[BEGIN Listed records]

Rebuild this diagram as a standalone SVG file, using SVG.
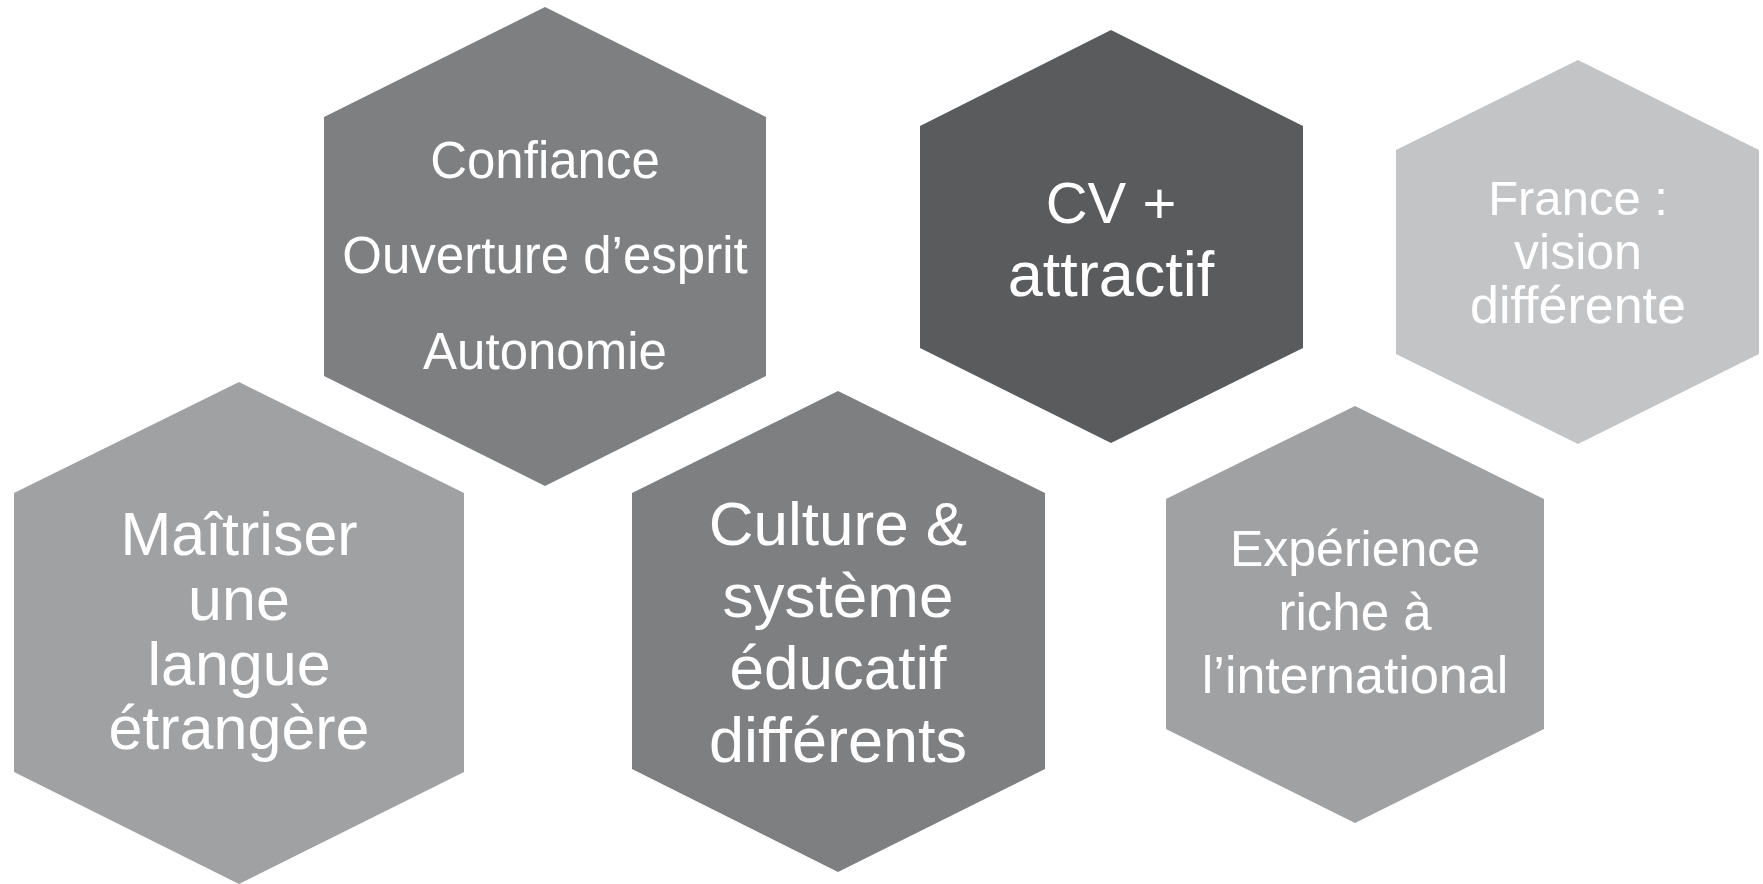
<svg xmlns="http://www.w3.org/2000/svg" width="1763" height="884" viewBox="0 0 1763 884">
<style>
text{font-family:"Liberation Sans",Arial,sans-serif;fill:#ffffff;text-anchor:middle}
.c1{fill:#7e7f81}.c2{fill:#a0a1a3}.c3{fill:#5a5b5d}.c4{fill:#c3c4c6}
</style>
<rect width="1763" height="884" fill="#ffffff"/>
<g id="connectors"></g>
<g id="n-confiance">
<polygon class="c1" points="545,7 766,117 766,376 545,486 324,376 324,117"/>
<text font-size="51" x="545" y="178">Confiance</text>
<text font-size="51" x="545" y="273">Ouverture d’esprit</text>
<text font-size="51" x="545" y="369">Autonomie</text>
</g>
<g id="n-cv">
<polygon class="c3" points="1111,30 1303,126 1303,348 1111,443 920,348 920,126"/>
<text font-size="58" x="1111" y="223">CV +</text>
<text font-size="63" x="1111" y="296">attractif</text>
</g>
<g id="n-france">
<polygon class="c4" points="1578,60 1759,150 1759,354 1578,444 1396,354 1396,150"/>
<text font-size="49" x="1578" y="215">France :</text>
<text font-size="50" x="1578" y="269">vision</text>
<text font-size="52" x="1578" y="323">différente</text>
</g>
<g id="n-maitriser">
<polygon class="c2" points="239,382 464,493 464,772 239,884 14,772 14,493"/>
<text font-size="61" x="239" y="555">Maîtriser</text>
<text font-size="61" x="239" y="620">une</text>
<text font-size="61" x="239" y="685">langue</text>
<text font-size="61" x="239" y="749">étrangère</text>
</g>
<g id="n-culture">
<polygon class="c1" points="838,391 1045,493 1045,769 838,872 632,769 632,493"/>
<text font-size="62" x="838" y="545">Culture &amp;</text>
<text font-size="62" x="838" y="617">système</text>
<text font-size="62" x="838" y="689">éducatif</text>
<text font-size="63" x="838" y="762">différents</text>
</g>
<g id="n-experience">
<polygon class="c2" points="1355,406 1544,499 1544,729 1355,823 1166,729 1166,499"/>
<text font-size="50" x="1355" y="566">Expérience</text>
<text font-size="51" x="1355" y="630">riche à</text>
<text font-size="52" x="1355" y="693">l’international</text>
</g>
</svg>
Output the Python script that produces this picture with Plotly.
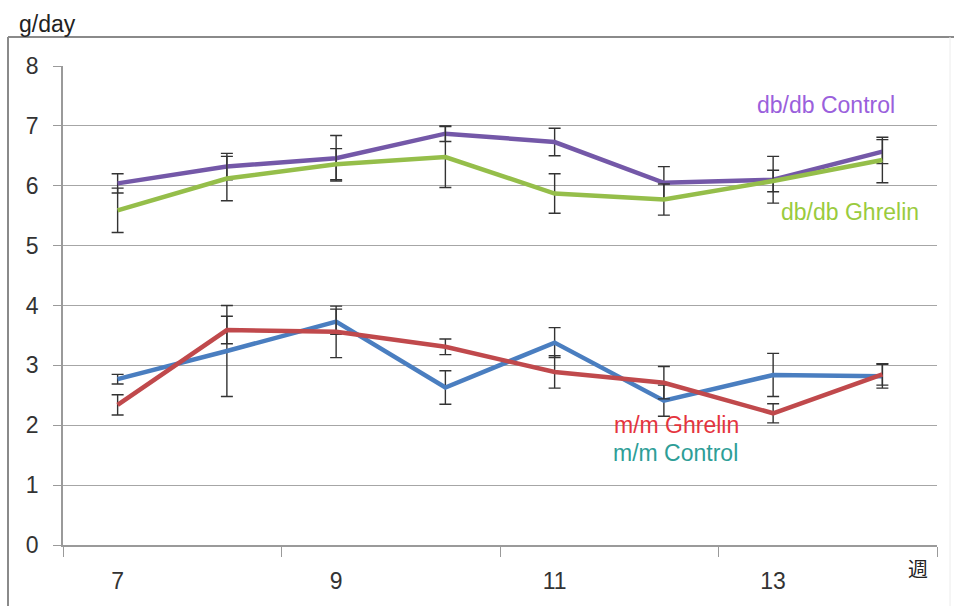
import plotly.graph_objects as go

# Weekly food intake (g/day) by group, mean ± error
weeks = [7, 8, 9, 10, 11, 12, 13, 14]
week_labels = ["7", "9", "11", "13"]

dbdb_control = [6.04, 6.32, 6.46, 6.87, 6.73, 6.05, 6.10, 6.57]
dbdb_control_err = [0.16, 0.22, 0.38, 0.13, 0.23, 0.27, 0.39, 0.20]

dbdb_ghrelin = [5.59, 6.12, 6.36, 6.48, 5.87, 5.77, 6.08, 6.43]
dbdb_ghrelin_err = [0.37, 0.37, 0.26, 0.51, 0.33, 0.26, 0.18, 0.38]

mm_control = [2.77, 3.24, 3.73, 2.63, 3.38, 2.41, 2.84, 2.82]
mm_control_err = [0.08, 0.76, 0.21, 0.28, 0.25, 0.26, 0.36, 0.20]

mm_ghrelin = [2.34, 3.59, 3.56, 3.31, 2.89, 2.71, 2.20, 2.85]
mm_ghrelin_err = [0.17, 0.23, 0.43, 0.13, 0.27, 0.27, 0.16, 0.18]

W, H = 954, 606
FONT = "Liberation Sans, Arial, sans-serif"
AXIS_GRAY = "#9a9a9a"
ERR_COLOR = "#333333"


def px(x):
    return x / W


def py(y):
    return 1 - y / H


series = [
    (mm_control, mm_control_err, "#4A7EC0", "m/m Control"),
    (mm_ghrelin, mm_ghrelin_err, "#C0494C", "m/m Ghrelin"),
    (dbdb_control, dbdb_control_err, "#7458A8", "db/db Control"),
    (dbdb_ghrelin, dbdb_ghrelin_err, "#95BE4A", "db/db Ghrelin"),
]

fig = go.Figure()
for vals, errs, color, name in series:
    fig.add_trace(go.Scatter(
        x=weeks, y=vals, mode="lines", name=name,
        line=dict(color=color, width=4.5),
        error_y=dict(type="data", array=errs, visible=True,
                     color=ERR_COLOR, thickness=1.4, width=6),
        showlegend=False,
    ))

# Series name labels placed beside their lines
labels = [
    ("db/db Control", 13.48, 7.35, "#9A60DC"),
    ("db/db Ghrelin", 13.70, 5.56, "#9ACB3E"),
    ("m/m Ghrelin", 12.12, 2.00, "#E5343E"),
    ("m/m Control", 12.11, 1.53, "#2E9E97"),
]
annotations = [
    dict(x=x, y=y, xref="x", yref="y", text=t, showarrow=False,
         xanchor="center", yanchor="middle",
         font=dict(family=FONT, size=23, color=c))
    for t, x, y, c in labels
]
annotations.append(dict(x=px(17), y=py(24), xref="paper", yref="paper",
                        text="g/day", showarrow=False, xanchor="left",
                        yanchor="middle",
                        font=dict(family=FONT, size=23, color="#222222")))
annotations.append(dict(x=px(918), y=py(568), xref="paper", yref="paper",
                        text="週", showarrow=False, xanchor="center",
                        yanchor="middle",
                        font=dict(family="Noto Sans CJK JP", size=20,
                                  color="#222222")))

# Chart frame: top and left edges, faint right edge
shapes = [
    dict(type="line", xref="paper", yref="paper", x0=px(8), x1=1,
         y0=py(37), y1=py(37), line=dict(color="#8a8a8a", width=2)),
    dict(type="line", xref="paper", yref="paper", x0=px(8), x1=px(8),
         y0=py(37), y1=0, line=dict(color="#8a8a8a", width=2)),
    dict(type="line", xref="paper", yref="paper", x0=px(950), x1=px(950),
         y0=py(37), y1=0, line=dict(color="#ececec", width=1)),
]

fig.update_layout(
    width=W, height=H,
    margin=dict(l=0, r=0, t=0, b=0, pad=0, autoexpand=False),
    paper_bgcolor="white", plot_bgcolor="white",
    annotations=annotations, shapes=shapes,
    xaxis=dict(
        domain=[px(63), px(937)], range=[6.5, 14.5],
        tickvals=[7, 9, 11, 13], ticktext=week_labels,
        ticks="outside", ticklen=15, tickcolor="rgba(0,0,0,0)",
        minor=dict(tickvals=[6.5, 8.5, 10.5, 12.5, 14.5], ticks="outside",
                   ticklen=10, tickcolor=AXIS_GRAY, tickwidth=1),
        showline=True, linecolor=AXIS_GRAY, linewidth=1.5,
        showgrid=False, zeroline=False, automargin=False,
        tickfont=dict(family=FONT, size=23, color="#333333"),
    ),
    yaxis=dict(
        domain=[py(545), py(66)], range=[0, 8],
        tickvals=list(range(0, 9)),
        ticks="outside", ticklen=8, tickcolor=AXIS_GRAY, tickwidth=1,
        ticklabelstandoff=10,
        showline=True, linecolor=AXIS_GRAY, linewidth=1.5,
        showgrid=True, gridcolor="#a6a6a6", gridwidth=1.2,
        zeroline=False, automargin=False,
        tickfont=dict(family=FONT, size=23, color="#333333"),
    ),
)

fig.write_html("out.html")
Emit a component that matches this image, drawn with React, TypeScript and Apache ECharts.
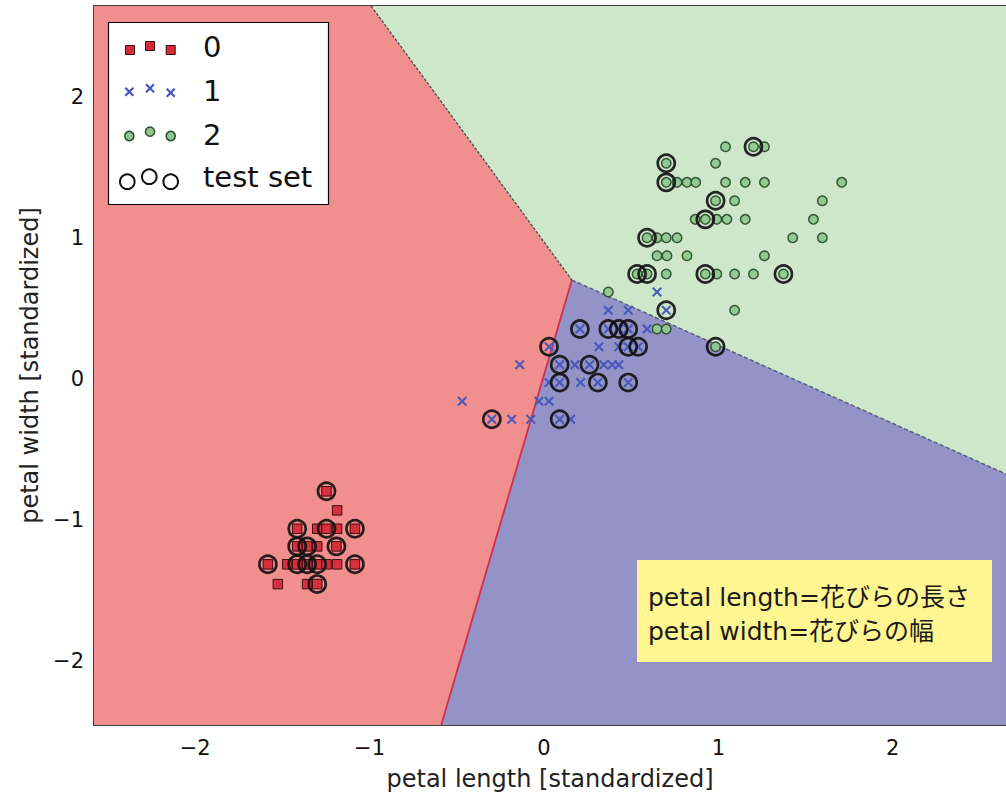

[END Listed records]

Your objective:
Restate every record exactly, please; do not copy the pictures.

Response to this task:
Rebuild this diagram as a standalone SVG file, using SVG.
<svg xmlns="http://www.w3.org/2000/svg" width="1763" height="884" viewBox="0 0 1763 884">
<style>
text{font-family:"Liberation Sans",Arial,sans-serif;fill:#ffffff;text-anchor:middle}
.c1{fill:#7e7f81}.c2{fill:#a0a1a3}.c3{fill:#5a5b5d}.c4{fill:#c3c4c6}
</style>
<rect width="1763" height="884" fill="#ffffff"/>
<g id="connectors"></g>
<g id="n-confiance">
<polygon class="c1" points="545,7 766,117 766,376 545,486 324,376 324,117"/>
<text font-size="51" x="545" y="178">Confiance</text>
<text font-size="51" x="545" y="273">Ouverture d’esprit</text>
<text font-size="51" x="545" y="369">Autonomie</text>
</g>
<g id="n-cv">
<polygon class="c3" points="1111,30 1303,126 1303,348 1111,443 920,348 920,126"/>
<text font-size="58" x="1111" y="223">CV +</text>
<text font-size="63" x="1111" y="296">attractif</text>
</g>
<g id="n-france">
<polygon class="c4" points="1578,60 1759,150 1759,354 1578,444 1396,354 1396,150"/>
<text font-size="49" x="1578" y="215">France :</text>
<text font-size="50" x="1578" y="269">vision</text>
<text font-size="52" x="1578" y="323">différente</text>
</g>
<g id="n-maitriser">
<polygon class="c2" points="239,382 464,493 464,772 239,884 14,772 14,493"/>
<text font-size="61" x="239" y="555">Maîtriser</text>
<text font-size="61" x="239" y="620">une</text>
<text font-size="61" x="239" y="685">langue</text>
<text font-size="61" x="239" y="749">étrangère</text>
</g>
<g id="n-culture">
<polygon class="c1" points="838,391 1045,493 1045,769 838,872 632,769 632,493"/>
<text font-size="62" x="838" y="545">Culture &amp;</text>
<text font-size="62" x="838" y="617">système</text>
<text font-size="62" x="838" y="689">éducatif</text>
<text font-size="63" x="838" y="762">différents</text>
</g>
<g id="n-experience">
<polygon class="c2" points="1355,406 1544,499 1544,729 1355,823 1166,729 1166,499"/>
<text font-size="50" x="1355" y="566">Expérience</text>
<text font-size="51" x="1355" y="630">riche à</text>
<text font-size="52" x="1355" y="693">l’international</text>
</g>
</svg>
Output the Python script that produces this picture with Plotly.
import plotly.graph_objects as go

# Weekly food intake (g/day) by group, mean ± error
weeks = [7, 8, 9, 10, 11, 12, 13, 14]
week_labels = ["7", "9", "11", "13"]

dbdb_control = [6.04, 6.32, 6.46, 6.87, 6.73, 6.05, 6.10, 6.57]
dbdb_control_err = [0.16, 0.22, 0.38, 0.13, 0.23, 0.27, 0.39, 0.20]

dbdb_ghrelin = [5.59, 6.12, 6.36, 6.48, 5.87, 5.77, 6.08, 6.43]
dbdb_ghrelin_err = [0.37, 0.37, 0.26, 0.51, 0.33, 0.26, 0.18, 0.38]

mm_control = [2.77, 3.24, 3.73, 2.63, 3.38, 2.41, 2.84, 2.82]
mm_control_err = [0.08, 0.76, 0.21, 0.28, 0.25, 0.26, 0.36, 0.20]

mm_ghrelin = [2.34, 3.59, 3.56, 3.31, 2.89, 2.71, 2.20, 2.85]
mm_ghrelin_err = [0.17, 0.23, 0.43, 0.13, 0.27, 0.27, 0.16, 0.18]

W, H = 954, 606
FONT = "Liberation Sans, Arial, sans-serif"
AXIS_GRAY = "#9a9a9a"
ERR_COLOR = "#333333"


def px(x):
    return x / W


def py(y):
    return 1 - y / H


series = [
    (mm_control, mm_control_err, "#4A7EC0", "m/m Control"),
    (mm_ghrelin, mm_ghrelin_err, "#C0494C", "m/m Ghrelin"),
    (dbdb_control, dbdb_control_err, "#7458A8", "db/db Control"),
    (dbdb_ghrelin, dbdb_ghrelin_err, "#95BE4A", "db/db Ghrelin"),
]

fig = go.Figure()
for vals, errs, color, name in series:
    fig.add_trace(go.Scatter(
        x=weeks, y=vals, mode="lines", name=name,
        line=dict(color=color, width=4.5),
        error_y=dict(type="data", array=errs, visible=True,
                     color=ERR_COLOR, thickness=1.4, width=6),
        showlegend=False,
    ))

# Series name labels placed beside their lines
labels = [
    ("db/db Control", 13.48, 7.35, "#9A60DC"),
    ("db/db Ghrelin", 13.70, 5.56, "#9ACB3E"),
    ("m/m Ghrelin", 12.12, 2.00, "#E5343E"),
    ("m/m Control", 12.11, 1.53, "#2E9E97"),
]
annotations = [
    dict(x=x, y=y, xref="x", yref="y", text=t, showarrow=False,
         xanchor="center", yanchor="middle",
         font=dict(family=FONT, size=23, color=c))
    for t, x, y, c in labels
]
annotations.append(dict(x=px(17), y=py(24), xref="paper", yref="paper",
                        text="g/day", showarrow=False, xanchor="left",
                        yanchor="middle",
                        font=dict(family=FONT, size=23, color="#222222")))
annotations.append(dict(x=px(918), y=py(568), xref="paper", yref="paper",
                        text="週", showarrow=False, xanchor="center",
                        yanchor="middle",
                        font=dict(family="Noto Sans CJK JP", size=20,
                                  color="#222222")))

# Chart frame: top and left edges, faint right edge
shapes = [
    dict(type="line", xref="paper", yref="paper", x0=px(8), x1=1,
         y0=py(37), y1=py(37), line=dict(color="#8a8a8a", width=2)),
    dict(type="line", xref="paper", yref="paper", x0=px(8), x1=px(8),
         y0=py(37), y1=0, line=dict(color="#8a8a8a", width=2)),
    dict(type="line", xref="paper", yref="paper", x0=px(950), x1=px(950),
         y0=py(37), y1=0, line=dict(color="#ececec", width=1)),
]

fig.update_layout(
    width=W, height=H,
    margin=dict(l=0, r=0, t=0, b=0, pad=0, autoexpand=False),
    paper_bgcolor="white", plot_bgcolor="white",
    annotations=annotations, shapes=shapes,
    xaxis=dict(
        domain=[px(63), px(937)], range=[6.5, 14.5],
        tickvals=[7, 9, 11, 13], ticktext=week_labels,
        ticks="outside", ticklen=15, tickcolor="rgba(0,0,0,0)",
        minor=dict(tickvals=[6.5, 8.5, 10.5, 12.5, 14.5], ticks="outside",
                   ticklen=10, tickcolor=AXIS_GRAY, tickwidth=1),
        showline=True, linecolor=AXIS_GRAY, linewidth=1.5,
        showgrid=False, zeroline=False, automargin=False,
        tickfont=dict(family=FONT, size=23, color="#333333"),
    ),
    yaxis=dict(
        domain=[py(545), py(66)], range=[0, 8],
        tickvals=list(range(0, 9)),
        ticks="outside", ticklen=8, tickcolor=AXIS_GRAY, tickwidth=1,
        ticklabelstandoff=10,
        showline=True, linecolor=AXIS_GRAY, linewidth=1.5,
        showgrid=True, gridcolor="#a6a6a6", gridwidth=1.2,
        zeroline=False, automargin=False,
        tickfont=dict(family=FONT, size=23, color="#333333"),
    ),
)

fig.write_html("out.html")
Emit a component that matches this image, drawn with React, TypeScript and Apache ECharts.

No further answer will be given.